Les plus récents comme les plus vieux
Un court dérèglement de tous les sens (1)

With a little help from my phantom friend

    
dans un immeuble splendidement haussmannien, non loin du Palais Royal, Paris, hier matin
         
P3220067
L'homme est plongé dans sa lecture. Il se tient très droit, l'air un peu austère et concentré. C'est sans doute volontaire. Nous sommes dans la salle d'attente d'un cabinet de radiographies, échographies et scannages en tout genre du corps humain, que l'on tente de nos jours de photographier de l'intérieur dés lors qu'il va mal, ou même, luxe inouï, pour vérifier qu'il n'est pas sur la pente d'un tourment majeur encore silencieux.
   
Ca n'incite pas à l'hilarité, ni aux discussions impromptues avec son voisin de chaise. Tout au plus à causer à une parente, ce que fait une belle USaméricaine assise à ma droite et qui en attendant qu'on l'appelle pour examen médical glisse à son téléfonino des confidences qui n'en sont plus. Croit-elle que les autochtones ne parlent pas sa langue ou est-elle à ce point insoucieuse de partager son intimité ?
    
Le patient lecteur est le roi du silence, seul l'appel de son nom le sortira du texte dans lequel il s'est plongé. Je le devine d'abord, avant même d'entrevoir sur la couverture 5 lettres qui me sont familières, constituent à elles seules une explication de son absence au monde, et font bondir mon coeur d'une petite joie toute intérieure :
      
W  O  O  L  F.
 
   
Je suis située trop loin de lui, et même si je sais qu'à sa place un regard des plus scrutateurs me demeurerait invisible, je n'ose pas le fixer si longtemps que je parvienne à deviner le titre qu'une de ses mains cache en partie.
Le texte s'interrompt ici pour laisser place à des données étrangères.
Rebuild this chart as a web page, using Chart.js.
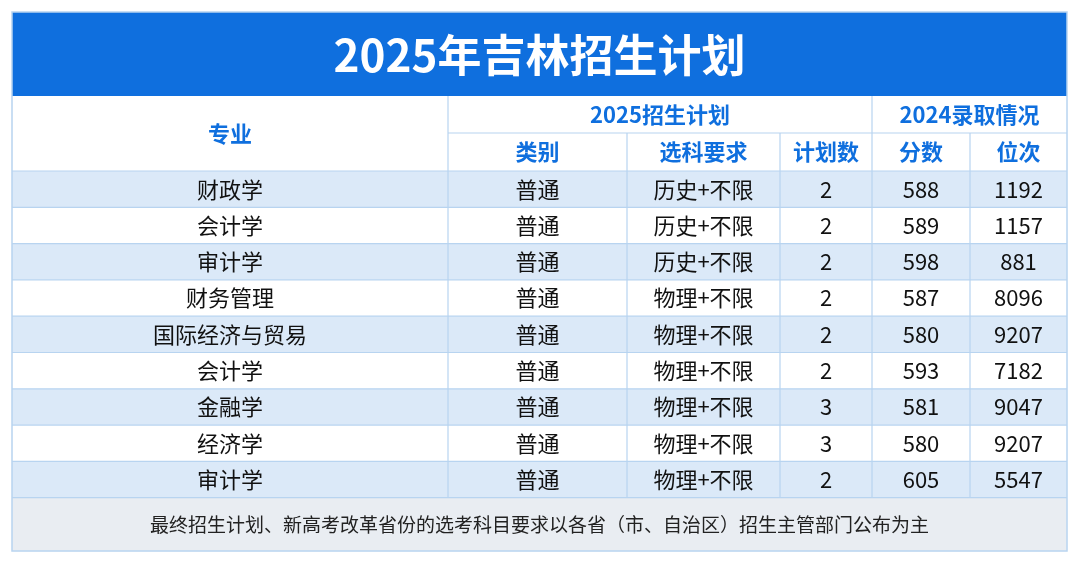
<!DOCTYPE html>
<html><head><meta charset="utf-8">
<script src="https://cdn.jsdelivr.net/npm/chart.js@4"></script>
<style>html,body{margin:0;padding:0;background:#fff}canvas{display:block}</style>
</head><body>
<canvas id="c" width="1080" height="564"></canvas>
<script>
const title = '2025年吉林招生计划';
const majors = ['财政学','会计学','审计学','财务管理','国际经济与贸易','会计学','金融学','经济学','审计学'];
const types = ['普通','普通','普通','普通','普通','普通','普通','普通','普通'];
const subjects = ['历史+不限','历史+不限','历史+不限','物理+不限','物理+不限','物理+不限','物理+不限','物理+不限','物理+不限'];
const plans = [2,2,2,2,2,2,3,3,2];
const scores = [588,589,598,587,580,593,581,580,605];
const ranks = [1192,1157,881,8096,9207,7182,9047,9207,5547];
const groupHeaders = ['2025招生计划','2024录取情况'];
const colHeaders = ['专业','类别','选科要求','计划数','分数','位次'];
const footer = '最终招生计划、新高考改革省份的选考科目要求以各省（市、自治区）招生主管部门公布为主';

const colEdges = [12,448,627,780,872,970,1067];
const T0=12,T1=96,H1=133,H2=171,R0=171,RH=36.3,F1=551;
const FONT='"Noto Sans CJK SC","Noto Sans",sans-serif';
const BLUE='#0f6fde', GRID='#b8d4f0', ALT='#dbe9f8';

const tablePlugin = {
  id:'table',
  afterDraw(chart){
    const ctx=chart.ctx, xs=chart.scales.x, ys=chart.scales.y;
    const X=v=>xs.getPixelForValue(v), Y=v=>ys.getPixelForValue(v);
    const rect=(x0,y0,x1,y1,fill)=>{ctx.fillStyle=fill;ctx.fillRect(X(x0),Y(y0),X(x1)-X(x0),Y(y1)-Y(y0));};
    const text=(s,cx,cy,font,color)=>{ctx.font=font;ctx.fillStyle=color;ctx.textAlign='center';ctx.textBaseline='middle';ctx.fillText(s,X(cx),Y(cy));};
    const line=(x0,y0,x1,y1)=>{ctx.strokeStyle=GRID;ctx.lineWidth=1.2;ctx.beginPath();ctx.moveTo(X(x0),Y(y0));ctx.lineTo(X(x1),Y(y1));ctx.stroke();};
    const L=colEdges[0], R=colEdges[6];
    ctx.save();
    // title
    rect(L,T0,R,T1,BLUE);
    text(title,(L+R)/2,(T0+T1)/2+1,'bold 44px '+FONT,'#fff');
    // header
    rect(L,T1,R,H2,'#fff');
    text(colHeaders[0],(colEdges[0]+colEdges[1])/2,(T1+H2)/2,'bold 22px '+FONT,BLUE);
    text(groupHeaders[0],(colEdges[1]+colEdges[4])/2,(T1+H1)/2,'bold 22px '+FONT,BLUE);
    text(groupHeaders[1],(colEdges[4]+colEdges[6])/2,(T1+H1)/2,'bold 22px '+FONT,BLUE);
    for(let c=1;c<6;c++) text(colHeaders[c],(colEdges[c]+colEdges[c+1])/2,(H1+H2)/2,'bold 22px '+FONT,BLUE);
    // rows
    const cols=[majors,types,subjects,plans,scores,ranks];
    for(let r=0;r<majors.length;r++){
      const y0=R0+r*RH, y1=y0+RH;
      rect(L,y0,R,y1, r%2===0?ALT:'#fff');
      for(let c=0;c<6;c++) text(String(cols[c][r]),(colEdges[c]+colEdges[c+1])/2,(y0+y1)/2,'22px '+FONT,'#111');
    }
    const RE=R0+majors.length*RH;
    rect(L,RE,R,F1,'#e9edf2');
    text(footer,(L+R)/2,(RE+F1)/2,'19px '+FONT,'#222');
    // grid lines
    line(colEdges[1],H1,R,H1);
    for(let r=0;r<=majors.length;r++) line(L,R0+r*RH,R,R0+r*RH);
    line(colEdges[1],T1,colEdges[1],RE);
    line(colEdges[4],T1,colEdges[4],RE);
    [2,3,5].forEach(c=>line(colEdges[c],H1,colEdges[c],RE));
    ctx.strokeStyle=GRID;ctx.lineWidth=1.5;
    ctx.strokeRect(X(L),Y(T0),X(R)-X(L),Y(F1)-Y(T0));
    ctx.restore();
  }
};

new Chart(document.getElementById('c'),{
  type:'scatter',
  data:{datasets:[{data:[],pointRadius:0}]},
  options:{
    responsive:false,animation:false,
    layout:{padding:0},
    plugins:{legend:{display:false},tooltip:{enabled:false}},
    scales:{
      x:{type:'linear',min:0,max:1080,display:false},
      y:{type:'linear',min:0,max:564,reverse:true,display:false}
    }
  },
  plugins:[tablePlugin]
});
</script>
</body></html>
Je reconnais en revanche sans effort la photo de couverture, qui m'est tant aimée (1).
   
Je viens de subir une première investigation pour moi un peu douloureuse et sur laquelle je n'ai eu aucun commentaire. J'attends la suivante puis l'éventuelle sentence. Ce n'est pas d'inquiétude qu'il s'agit, mais plutôt d'organisation ; trop de chagrins, de tourments et de lassitude des combats perdus m'ont rendue indifférente à ma vie quotidienne fors la présence de Stéphanot qui m'incite à durer.
La question est donc de savoir si les prochains mois pourront enfin être consacrés de mon mieux au travail, ou s'ils devront une fois de plus se partager entre bureau, trajets et salles d'attentes, diagnostics et traitements.
    
Dans cet interstice de temps suspendu, la présence en ces lieux de l'image de mon fantôme préféré se transforme soudain en signe d'encouragement, comme une ironique et charmante menace, j'entends sa voix aux respirations scandées me souffler en pur anglais tu ne crois quand même pas t'en tirer à si bon compte, tu devras bosser, et dur, avant de succomber. Je lui réponds en silence et V.O., OK petite mère en chef, message reçu, you're the one who knows, mais tu crois pas un peu que c'est l'hôpital qui se moque de la charité.
         
   
As I heard her matchless laugh, the doctor call my name. Je pars alors sans appréhension exposer une bribe de mon corps à l'indiscrète machine.
Les résultats seront bons.
       
En regagnant ma place avant qu'on ne me m'en fasse la communication écrite et officielle, je glisse un coup d'oeil vers la photo amie, OK you win, I've gota work. J'entrevois alors l'ombre d'un sourire qui sur le négatif ne figurait pas.